* Start Dataset *
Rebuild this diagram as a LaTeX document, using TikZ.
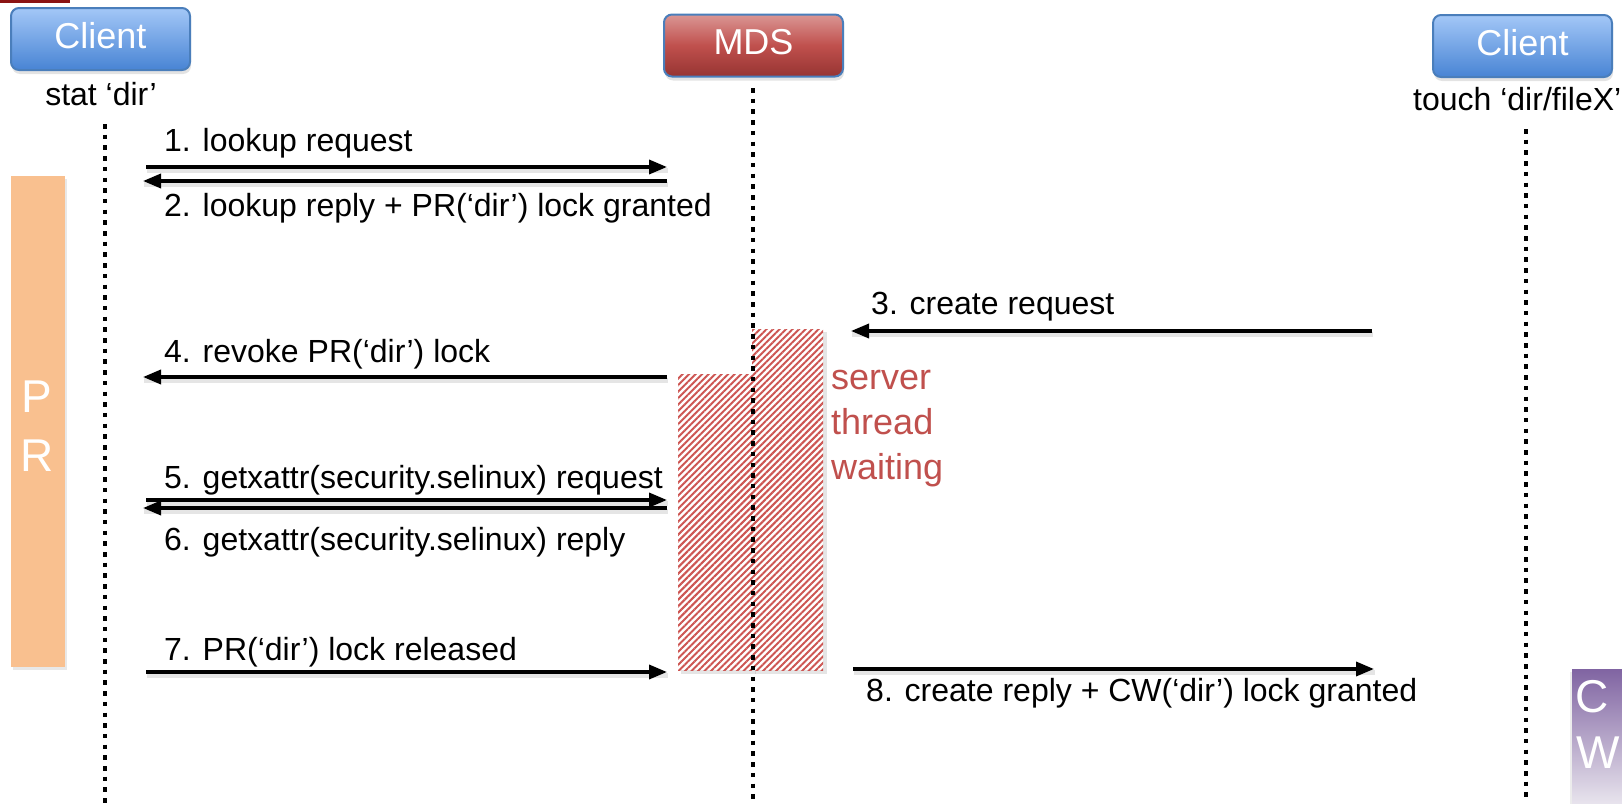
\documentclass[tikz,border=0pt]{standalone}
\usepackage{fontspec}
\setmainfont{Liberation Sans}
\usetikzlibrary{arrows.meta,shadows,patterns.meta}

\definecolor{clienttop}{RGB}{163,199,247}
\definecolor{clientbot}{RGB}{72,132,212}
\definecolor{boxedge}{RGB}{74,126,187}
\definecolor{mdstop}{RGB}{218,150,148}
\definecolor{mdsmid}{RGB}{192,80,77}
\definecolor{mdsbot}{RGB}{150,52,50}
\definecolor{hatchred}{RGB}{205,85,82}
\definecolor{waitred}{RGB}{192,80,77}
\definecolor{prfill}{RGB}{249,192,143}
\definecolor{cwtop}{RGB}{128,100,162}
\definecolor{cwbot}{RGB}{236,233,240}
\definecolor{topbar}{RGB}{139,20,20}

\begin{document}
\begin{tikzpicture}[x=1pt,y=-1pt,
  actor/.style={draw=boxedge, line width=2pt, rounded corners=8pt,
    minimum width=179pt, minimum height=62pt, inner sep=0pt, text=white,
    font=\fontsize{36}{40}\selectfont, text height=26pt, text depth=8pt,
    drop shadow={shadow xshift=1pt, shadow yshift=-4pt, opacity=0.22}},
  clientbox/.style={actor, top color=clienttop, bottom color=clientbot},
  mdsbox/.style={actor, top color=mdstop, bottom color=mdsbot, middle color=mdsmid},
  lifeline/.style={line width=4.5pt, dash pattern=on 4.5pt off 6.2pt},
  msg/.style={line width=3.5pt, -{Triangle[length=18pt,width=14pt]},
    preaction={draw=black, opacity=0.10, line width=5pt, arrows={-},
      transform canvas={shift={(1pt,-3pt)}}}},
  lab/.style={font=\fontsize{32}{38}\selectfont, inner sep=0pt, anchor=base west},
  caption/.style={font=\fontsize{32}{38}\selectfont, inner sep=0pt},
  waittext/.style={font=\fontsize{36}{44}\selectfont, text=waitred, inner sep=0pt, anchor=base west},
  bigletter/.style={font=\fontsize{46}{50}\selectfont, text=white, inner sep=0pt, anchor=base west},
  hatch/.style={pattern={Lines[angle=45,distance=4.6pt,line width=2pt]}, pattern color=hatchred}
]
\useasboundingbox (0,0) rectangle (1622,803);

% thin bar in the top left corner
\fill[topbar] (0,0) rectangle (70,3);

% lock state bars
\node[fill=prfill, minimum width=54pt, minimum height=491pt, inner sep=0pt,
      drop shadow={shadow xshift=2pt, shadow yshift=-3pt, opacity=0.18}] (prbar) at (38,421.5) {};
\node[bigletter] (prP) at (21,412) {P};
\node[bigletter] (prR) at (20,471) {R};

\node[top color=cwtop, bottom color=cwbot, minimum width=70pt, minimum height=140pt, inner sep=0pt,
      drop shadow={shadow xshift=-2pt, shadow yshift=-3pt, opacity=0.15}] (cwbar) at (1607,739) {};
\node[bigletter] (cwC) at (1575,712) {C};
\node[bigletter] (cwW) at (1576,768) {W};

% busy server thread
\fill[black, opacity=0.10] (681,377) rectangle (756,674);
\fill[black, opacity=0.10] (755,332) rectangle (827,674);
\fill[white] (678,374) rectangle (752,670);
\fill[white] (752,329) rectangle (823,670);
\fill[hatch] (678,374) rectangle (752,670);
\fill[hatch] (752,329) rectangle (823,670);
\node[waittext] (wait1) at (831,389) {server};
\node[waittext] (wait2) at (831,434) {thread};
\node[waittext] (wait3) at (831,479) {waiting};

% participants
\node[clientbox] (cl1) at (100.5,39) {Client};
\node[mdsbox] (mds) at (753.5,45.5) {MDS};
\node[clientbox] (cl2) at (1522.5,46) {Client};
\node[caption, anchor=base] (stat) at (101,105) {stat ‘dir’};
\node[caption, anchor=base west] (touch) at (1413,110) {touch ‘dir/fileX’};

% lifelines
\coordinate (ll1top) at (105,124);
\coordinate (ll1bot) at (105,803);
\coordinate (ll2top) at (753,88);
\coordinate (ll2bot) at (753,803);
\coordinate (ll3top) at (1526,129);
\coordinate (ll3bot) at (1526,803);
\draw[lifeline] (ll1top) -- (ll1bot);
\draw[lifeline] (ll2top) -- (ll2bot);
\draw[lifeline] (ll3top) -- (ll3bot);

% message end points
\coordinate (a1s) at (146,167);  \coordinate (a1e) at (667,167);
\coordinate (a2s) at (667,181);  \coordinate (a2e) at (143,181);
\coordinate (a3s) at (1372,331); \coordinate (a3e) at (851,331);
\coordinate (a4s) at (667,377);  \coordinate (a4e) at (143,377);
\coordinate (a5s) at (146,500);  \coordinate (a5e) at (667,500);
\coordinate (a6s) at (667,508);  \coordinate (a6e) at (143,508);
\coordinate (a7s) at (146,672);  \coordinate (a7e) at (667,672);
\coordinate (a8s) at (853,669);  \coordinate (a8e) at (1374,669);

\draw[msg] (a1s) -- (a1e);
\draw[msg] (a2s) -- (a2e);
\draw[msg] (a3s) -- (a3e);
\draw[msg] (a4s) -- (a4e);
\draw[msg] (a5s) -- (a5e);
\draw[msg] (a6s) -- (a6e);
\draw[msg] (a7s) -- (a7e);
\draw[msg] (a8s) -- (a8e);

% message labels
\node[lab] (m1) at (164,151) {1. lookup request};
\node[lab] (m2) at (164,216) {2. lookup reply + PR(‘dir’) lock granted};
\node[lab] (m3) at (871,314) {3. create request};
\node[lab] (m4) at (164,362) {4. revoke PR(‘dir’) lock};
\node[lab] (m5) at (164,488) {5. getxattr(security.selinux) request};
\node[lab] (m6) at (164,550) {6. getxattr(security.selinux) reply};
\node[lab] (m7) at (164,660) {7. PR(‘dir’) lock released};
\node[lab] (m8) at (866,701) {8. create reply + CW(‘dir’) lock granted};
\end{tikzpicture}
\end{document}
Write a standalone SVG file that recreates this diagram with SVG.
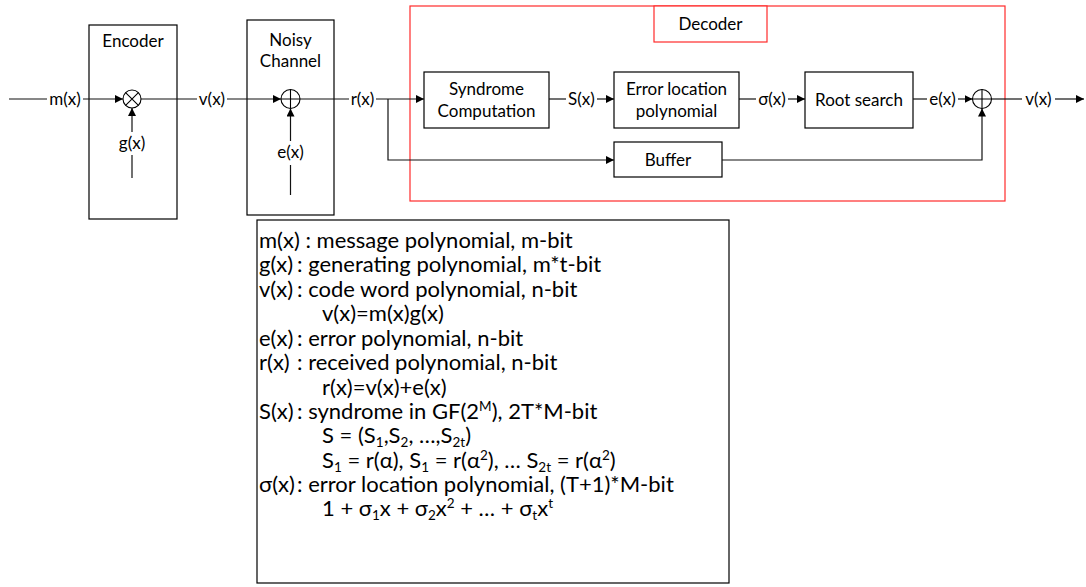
* End Dataset *
Exercise description
Output every entry verbatim. Pictures do not belong in the copy.

Problem solution
Rebuild this diagram as a LaTeX document, using TikZ.
\documentclass[tikz,border=0pt]{standalone}
\usepackage{fontspec}
\setmainfont{Liberation Sans}
\usetikzlibrary{arrows.meta,shadows,patterns.meta}

\definecolor{clienttop}{RGB}{163,199,247}
\definecolor{clientbot}{RGB}{72,132,212}
\definecolor{boxedge}{RGB}{74,126,187}
\definecolor{mdstop}{RGB}{218,150,148}
\definecolor{mdsmid}{RGB}{192,80,77}
\definecolor{mdsbot}{RGB}{150,52,50}
\definecolor{hatchred}{RGB}{205,85,82}
\definecolor{waitred}{RGB}{192,80,77}
\definecolor{prfill}{RGB}{249,192,143}
\definecolor{cwtop}{RGB}{128,100,162}
\definecolor{cwbot}{RGB}{236,233,240}
\definecolor{topbar}{RGB}{139,20,20}

\begin{document}
\begin{tikzpicture}[x=1pt,y=-1pt,
  actor/.style={draw=boxedge, line width=2pt, rounded corners=8pt,
    minimum width=179pt, minimum height=62pt, inner sep=0pt, text=white,
    font=\fontsize{36}{40}\selectfont, text height=26pt, text depth=8pt,
    drop shadow={shadow xshift=1pt, shadow yshift=-4pt, opacity=0.22}},
  clientbox/.style={actor, top color=clienttop, bottom color=clientbot},
  mdsbox/.style={actor, top color=mdstop, bottom color=mdsbot, middle color=mdsmid},
  lifeline/.style={line width=4.5pt, dash pattern=on 4.5pt off 6.2pt},
  msg/.style={line width=3.5pt, -{Triangle[length=18pt,width=14pt]},
    preaction={draw=black, opacity=0.10, line width=5pt, arrows={-},
      transform canvas={shift={(1pt,-3pt)}}}},
  lab/.style={font=\fontsize{32}{38}\selectfont, inner sep=0pt, anchor=base west},
  caption/.style={font=\fontsize{32}{38}\selectfont, inner sep=0pt},
  waittext/.style={font=\fontsize{36}{44}\selectfont, text=waitred, inner sep=0pt, anchor=base west},
  bigletter/.style={font=\fontsize{46}{50}\selectfont, text=white, inner sep=0pt, anchor=base west},
  hatch/.style={pattern={Lines[angle=45,distance=4.6pt,line width=2pt]}, pattern color=hatchred}
]
\useasboundingbox (0,0) rectangle (1622,803);

% thin bar in the top left corner
\fill[topbar] (0,0) rectangle (70,3);

% lock state bars
\node[fill=prfill, minimum width=54pt, minimum height=491pt, inner sep=0pt,
      drop shadow={shadow xshift=2pt, shadow yshift=-3pt, opacity=0.18}] (prbar) at (38,421.5) {};
\node[bigletter] (prP) at (21,412) {P};
\node[bigletter] (prR) at (20,471) {R};

\node[top color=cwtop, bottom color=cwbot, minimum width=70pt, minimum height=140pt, inner sep=0pt,
      drop shadow={shadow xshift=-2pt, shadow yshift=-3pt, opacity=0.15}] (cwbar) at (1607,739) {};
\node[bigletter] (cwC) at (1575,712) {C};
\node[bigletter] (cwW) at (1576,768) {W};

% busy server thread
\fill[black, opacity=0.10] (681,377) rectangle (756,674);
\fill[black, opacity=0.10] (755,332) rectangle (827,674);
\fill[white] (678,374) rectangle (752,670);
\fill[white] (752,329) rectangle (823,670);
\fill[hatch] (678,374) rectangle (752,670);
\fill[hatch] (752,329) rectangle (823,670);
\node[waittext] (wait1) at (831,389) {server};
\node[waittext] (wait2) at (831,434) {thread};
\node[waittext] (wait3) at (831,479) {waiting};

% participants
\node[clientbox] (cl1) at (100.5,39) {Client};
\node[mdsbox] (mds) at (753.5,45.5) {MDS};
\node[clientbox] (cl2) at (1522.5,46) {Client};
\node[caption, anchor=base] (stat) at (101,105) {stat ‘dir’};
\node[caption, anchor=base west] (touch) at (1413,110) {touch ‘dir/fileX’};

% lifelines
\coordinate (ll1top) at (105,124);
\coordinate (ll1bot) at (105,803);
\coordinate (ll2top) at (753,88);
\coordinate (ll2bot) at (753,803);
\coordinate (ll3top) at (1526,129);
\coordinate (ll3bot) at (1526,803);
\draw[lifeline] (ll1top) -- (ll1bot);
\draw[lifeline] (ll2top) -- (ll2bot);
\draw[lifeline] (ll3top) -- (ll3bot);

% message end points
\coordinate (a1s) at (146,167);  \coordinate (a1e) at (667,167);
\coordinate (a2s) at (667,181);  \coordinate (a2e) at (143,181);
\coordinate (a3s) at (1372,331); \coordinate (a3e) at (851,331);
\coordinate (a4s) at (667,377);  \coordinate (a4e) at (143,377);
\coordinate (a5s) at (146,500);  \coordinate (a5e) at (667,500);
\coordinate (a6s) at (667,508);  \coordinate (a6e) at (143,508);
\coordinate (a7s) at (146,672);  \coordinate (a7e) at (667,672);
\coordinate (a8s) at (853,669);  \coordinate (a8e) at (1374,669);

\draw[msg] (a1s) -- (a1e);
\draw[msg] (a2s) -- (a2e);
\draw[msg] (a3s) -- (a3e);
\draw[msg] (a4s) -- (a4e);
\draw[msg] (a5s) -- (a5e);
\draw[msg] (a6s) -- (a6e);
\draw[msg] (a7s) -- (a7e);
\draw[msg] (a8s) -- (a8e);

% message labels
\node[lab] (m1) at (164,151) {1. lookup request};
\node[lab] (m2) at (164,216) {2. lookup reply + PR(‘dir’) lock granted};
\node[lab] (m3) at (871,314) {3. create request};
\node[lab] (m4) at (164,362) {4. revoke PR(‘dir’) lock};
\node[lab] (m5) at (164,488) {5. getxattr(security.selinux) request};
\node[lab] (m6) at (164,550) {6. getxattr(security.selinux) reply};
\node[lab] (m7) at (164,660) {7. PR(‘dir’) lock released};
\node[lab] (m8) at (866,701) {8. create reply + CW(‘dir’) lock granted};
\end{tikzpicture}
\end{document}
Write a standalone SVG file that recreates this diagram with SVG.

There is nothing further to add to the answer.